**Data shown:**
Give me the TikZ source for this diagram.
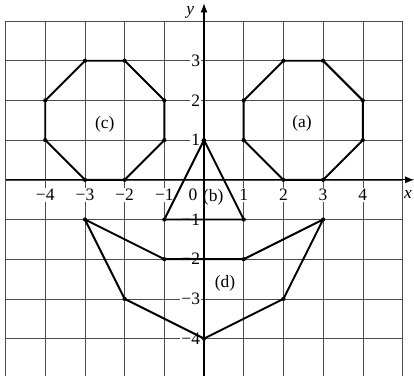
\documentclass[tikz,border=0pt]{standalone}
\usepackage{fontspec}
\setmainfont{Liberation Serif}
\usetikzlibrary{arrows.meta}

\begin{document}
\begin{tikzpicture}[>=Latex,font=\fontsize{12.5}{14}\selectfont,
  tick/.style={fill=white,inner sep=1pt},
  figline/.style={line width=1.4pt,line join=round}]
\useasboundingbox (-5.14,-4.94) rectangle (5.29,4.53);
% grid
\foreach \x in {-5,...,5}
  \draw[gray!60!black,thin] (\x,-4.94) -- (\x,4);
\foreach \y in {-4,...,4}
  \draw[gray!60!black,thin] (-5,\y) -- (5,\y);
% ticks
\foreach \x/\t in {-4/−4,-3/−3,-2/−2,-1/−1,1/1,2/2,3/3,4/4}
  \node[tick] (tx\x) at (\x,-0.38) {\t};
\node[tick] (t0) at (-0.28,-0.38) {0};
\foreach \y/\t in {-4/−4,-3/−3,-2/−2,-1/−1,1/1,2/2,3/3}
  \node[tick,anchor=east] (ty\y) at (-0.06,\y) {\t};
% axes
\draw[line width=0.8pt,->] (-5,0) -- (5.3,0);
\draw[line width=0.8pt,->] (0,-4.94) -- (0,4.45);
\node (xl) at (5.14,-0.38) {\textit{x}};
\node (yl) at (-0.35,4.23) {\textit{y}};
% (c)
\coordinate (C1) at (-3,3);
\coordinate (C2) at (-2,3);
\coordinate (C3) at (-1,2);
\coordinate (C4) at (-1,1);
\coordinate (C5) at (-2,0);
\coordinate (C6) at (-3,0);
\coordinate (C7) at (-4,1);
\coordinate (C8) at (-4,2);
\draw[figline] (C1)--(C2)--(C3)--(C4)--(C5)--(C6)--(C7)--(C8)--cycle;
% (a)
\coordinate (A1) at (2,3);
\coordinate (A2) at (3,3);
\coordinate (A3) at (4,2);
\coordinate (A4) at (4,1);
\coordinate (A5) at (3,0);
\coordinate (A6) at (2,0);
\coordinate (A7) at (1,1);
\coordinate (A8) at (1,2);
\draw[figline] (A1)--(A2)--(A3)--(A4)--(A5)--(A6)--(A7)--(A8)--cycle;
% (b)
\coordinate (B1) at (0,1);
\coordinate (B2) at (1,-1);
\coordinate (B3) at (-1,-1);
\draw[figline] (B1)--(B2)--(B3)--cycle;
% (d)
\coordinate (D1) at (-3,-1);
\coordinate (D2) at (-1,-2);
\coordinate (D3) at (1,-2);
\coordinate (D4) at (3,-1);
\coordinate (D5) at (2,-3);
\coordinate (D6) at (0,-4);
\coordinate (D7) at (-2,-3);
\draw[figline] (D1)--(D2)--(D3)--(D4)--(D5)--(D6)--(D7)--cycle;
% vertices
\foreach \p in {C1,C2,C3,C4,C5,C6,C7,C8,A1,A2,A3,A4,A5,A6,A7,A8,B1,B2,B3,D1,D2,D3,D4,D5,D6,D7}
  \fill (\p) circle (1.5pt);
% labels
\node (lc) at (-2.5,1.4) {(c)};
\node (la) at (2.47,1.43) {(a)};
\node (lb) at (0.23,-0.45) {(b)};
\node (ld) at (0.53,-2.6) {(d)};
\end{tikzpicture}
\end{document}
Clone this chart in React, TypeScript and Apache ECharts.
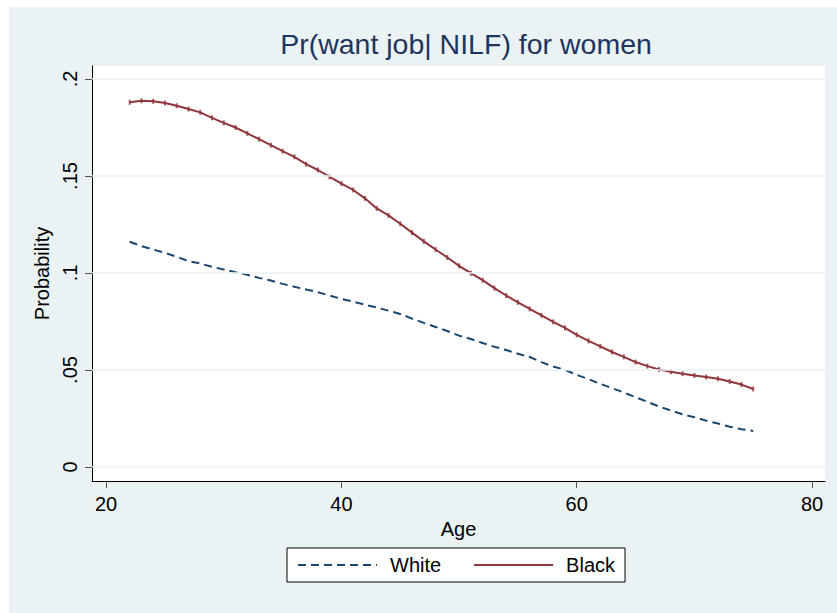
import React, { useEffect, useRef } from 'react';
import * as echarts from 'echarts';

const ages = [
  22, 23, 24, 25, 26, 27, 28, 29, 30, 31, 32, 33, 34, 35, 36, 37, 38, 39, 40, 41, 42, 43, 44, 45, 46, 47, 48,
  49, 50, 51, 52, 53, 54, 55, 56, 57, 58, 59, 60, 61, 62, 63, 64, 65, 66, 67, 68, 69, 70, 71, 72, 73, 74, 75,
];

const whiteProb = [
  0.1161, 0.1139, 0.1121, 0.1104, 0.1084, 0.1061, 0.1049, 0.1032, 0.1018, 0.1004, 0.0991, 0.0975, 0.0961,
  0.0944, 0.0929, 0.0915, 0.0901, 0.0884, 0.0867, 0.0852, 0.0837, 0.0822, 0.0806, 0.0789, 0.0765, 0.0743,
  0.0722, 0.0701, 0.0677, 0.066, 0.0639, 0.062, 0.0603, 0.0584, 0.0567, 0.0541, 0.0518, 0.0501, 0.0475,
  0.0453, 0.0429, 0.0407, 0.0384, 0.036, 0.0336, 0.0312, 0.0291, 0.0272, 0.0257, 0.0239, 0.0224, 0.0208,
  0.0195, 0.0186,
];

const blackProb = [
  0.188, 0.1888, 0.1885, 0.1876, 0.1862, 0.1845, 0.1828, 0.18, 0.1774, 0.175, 0.172, 0.169, 0.1659, 0.1628,
  0.1599, 0.1561, 0.1531, 0.1495, 0.1461, 0.1428, 0.1385, 0.1333, 0.1297, 0.1254, 0.1208, 0.1163, 0.1121,
  0.108, 0.1037, 0.0999, 0.0963, 0.0922, 0.0884, 0.0849, 0.0815, 0.0782, 0.0748, 0.0717, 0.0681, 0.065,
  0.0622, 0.0593, 0.0568, 0.0541, 0.052, 0.0503, 0.0491, 0.0481, 0.0472, 0.0464, 0.0455, 0.0441, 0.0425,
  0.0402,
];

const xTicks = [20, 40, 60, 80];
const yTicks = [0, 0.05, 0.1, 0.15, 0.2];

const FONT = "'Liberation Sans', Arial, Helvetica, sans-serif";
const BG = '#EAF2F3';
const NAVY = '#1A476F';
const MAROON = '#90353B';

const App: React.FC = () => {
  const chartRef = useRef<HTMLDivElement>(null);

  useEffect(() => {
    if (!chartRef.current) return;
    const chart = echarts.init(chartRef.current, undefined, { renderer: 'svg' });

    const whiteData = ages.map((a, i) => [a, whiteProb[i]]);
    const blackData = ages.map((a, i) => [a, blackProb[i]]);

    const option: echarts.EChartsOption = {
      animation: false,
      backgroundColor: '#fff',
      textStyle: { fontFamily: FONT },
      graphic: [
        {
          type: 'rect',
          z: -10,
          silent: true,
          shape: { x: 9, y: 7, width: 828, height: 606 },
          style: { fill: BG },
        },
        {
          type: 'text',
          x: 466,
          y: 44,
          silent: true,
          style: {
            text: 'Pr(want job| NILF) for women',
            fontSize: 28.5,
            fontFamily: FONT,
            fill: '#1E3560',
            align: 'center',
            verticalAlign: 'middle',
          },
        },
      ],
      grid: {
        left: 92,
        top: 66,
        right: 12,
        bottom: 132,
        show: true,
        backgroundColor: '#fff',
        borderWidth: 0,
      },
      legend: {
        data: ['White', 'Black'],
        left: 287,
        top: 548,
        padding: [7, 10],
        itemWidth: 79,
        itemHeight: 12,
        itemGap: 32,
        backgroundColor: '#fff',
        borderColor: '#000',
        borderWidth: 1,
        borderRadius: 0,
        itemStyle: { opacity: 0 },
        textStyle: { fontSize: 20, color: '#000', fontFamily: FONT, padding: [0, 0, 0, 8] },
      },
      xAxis: {
        type: 'value',
        min: 18.8,
        max: 81.1,
        name: 'Age',
        nameLocation: 'middle',
        nameGap: 36,
        nameTextStyle: { fontSize: 20, color: '#000', fontFamily: FONT },
        axisLine: { show: true, onZero: false, lineStyle: { color: '#000', width: 1 } },
        axisTick: { show: true, customValues: xTicks, length: 7, lineStyle: { color: '#555', width: 1 } },
        axisLabel: { customValues: xTicks, fontSize: 20, color: '#000', margin: 13, fontFamily: FONT },
        splitLine: { show: false },
      },
      yAxis: {
        type: 'value',
        min: -0.0072,
        max: 0.2067,
        name: 'Probability',
        nameLocation: 'middle',
        nameRotate: 90,
        nameGap: 40,
        nameTextStyle: { fontSize: 20, color: '#000', fontFamily: FONT },
        axisLine: { show: true, onZero: false, lineStyle: { color: '#000', width: 1 } },
        axisTick: { show: true, customValues: yTicks, length: 7, lineStyle: { color: '#555', width: 1 } },
        axisLabel: {
          customValues: yTicks,
          rotate: 90,
          fontSize: 20,
          color: '#000',
          margin: 12,
          fontFamily: FONT,
          formatter: (v: number) => (v === 0 ? '0' : String(v).replace(/^0/, '')),
        },
        splitLine: { show: false },
      },
      series: [
        {
          name: 'grid',
          type: 'line',
          data: [],
          z: 1,
          silent: true,
          markLine: {
            silent: true,
            symbol: 'none',
            label: { show: false },
            lineStyle: { color: BG, width: 1.5, type: 'solid' },
            data: yTicks.map((v) => ({ yAxis: v })),
          },
        },
        {
          name: 'White',
          type: 'line',
          data: whiteData,
          z: 3,
          symbol: 'none',
          color: NAVY,
          lineStyle: { color: NAVY, width: 2, type: [8, 5] },
        },
        {
          name: 'Black',
          type: 'line',
          data: blackData,
          z: 3,
          symbol: 'none',
          color: MAROON,
          lineStyle: { color: MAROON, width: 2 },
        },
        {
          name: 'Black marks',
          type: 'scatter',
          data: blackData,
          z: 4,
          symbol: 'rect',
          symbolSize: [2, 5],
          itemStyle: { color: MAROON },
          silent: true,
        },
      ],
    };

    chart.setOption(option);
    return () => {
      chart.dispose();
    };
  }, []);

  return (
    <div
      ref={chartRef}
      style={{ position: 'absolute', left: 0, top: 0, width: 837, height: 613 }}
    />
  );
};

export default App;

**Exercise instructions:** Above are some entries. Restate word for word the lines from the one holding "Clone this chart" through the one holding "import * as echarts from 'echarts';", but not the pictures.

**Solution for this task:**
Clone this chart in React, TypeScript and Apache ECharts.
import React, { useEffect, useRef } from 'react';
import * as echarts from 'echarts';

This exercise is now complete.